A crewmember may feel as if he is part of a ship, but the shipbuilder knows he is. He knew her before she was fully conceived in the drawing rooms, he saw her lying helpless in her shipway cradle, he was present at her christening, and he witnessed her graceful slide into her natural element. He remembers her first unassisted step as she backed into the channel, turned her bow seaward and rounded that last bend - going out of sight - perhaps forever.
To others who may line the riverbank, it is a grand and joyous occasion. She gathers speed, her freshly painted topsides sparkle, she passes other vessels at anchor in the harbor, she proudly returns their welcoming salutes with virtually continuous blasts of her own steam whistles. But to the shipbuilder, it is as if he has given up a daughter in marriage to King Neptune. As she passes from view, and even as he turns to his next creation, the shipbuilder hesitates, he strains to hear her last faint goodbye. And then he has That Certain Feeling forevermore.
In the summer of 1989, when she lay neglected in the backwaters of Greece, and in real danger of being scrapped, Newport News shipbuilders remembered AMERICA one last time. In a wake of premonition, her eventual demise was marked beforehand by the offering of memories to the yard's in-house publication by many of the employees and retirees who had designed, built, converted, re-built and maintained her from 1938 until 1964. Entitled "Farewell America", it took most of two issues of this publication to contain the many fond memories her creators wished to offer in final tribute and to inspire future generations of shipbuilders.

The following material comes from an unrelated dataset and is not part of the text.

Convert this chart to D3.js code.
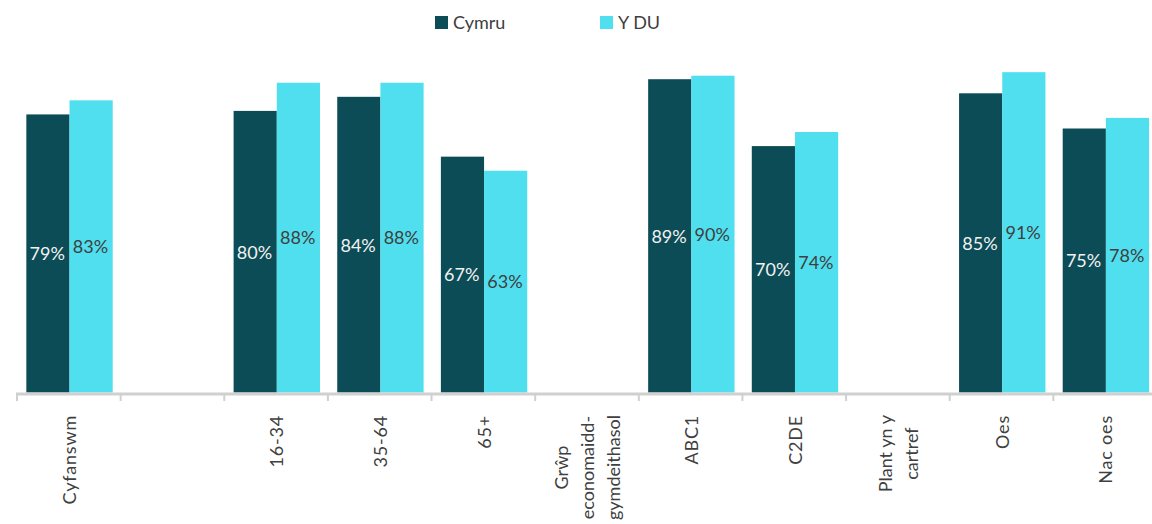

Later, when I had occasion to visit my birthplace and hers I called upon long retired Commodore Leroy Alexanderson (who turns 90 this year). As you are no doubt well aware, he was the last master of the SS UNITED STATES, and is often asked to help publicize efforts to save that equally fine vessel. But long before that, at one time during the late 40's, he was master of the AMERICA. When I contacted him and advised that my interest was to show off my collection, he replied: "Everybody usually wants to talk about The Big U. But the AMERICA was really superior when it came to comfortable travel. Come on by and let's see what you have!" So once again, I found myself in the company of a former AMERICA master, who studied and complimented my collection, then autographed for me a recent publication about both these famous US Lines vessels. History can repeat itself We spent an entire afternoon together as he added significantly to my understanding of her glory years of transatlantic service, and he also told quite a few 'sea stories' about his entire seafaring career. I'm not sure which one of us enjoyed it the most
Recently, I visited the Mariners Museum in Virginia and the Maritime Museum in New York. The Mariners Museum contains many contributions of AMERICA artifacts from NNS, including original oil paintings by Skinner, her last set of nameboards and a highly detailed model, over twenty feet long. The Maritime Museum is the main repository of items recovered from the once-proud US Lines. On display there are her builder's plate, ship's bell, additional original paintings and other memorabilia. Only at these two locations can one now see and touch these few remaining AMERICA treasures.
Feel free to share this message with anyone everyone you know who may have similar fond feelings for AMERICA. I wish for you fair winds and a following sea in any and all future efforts you might undertake to help perpetuate the memory of your ship, their ship and my ship.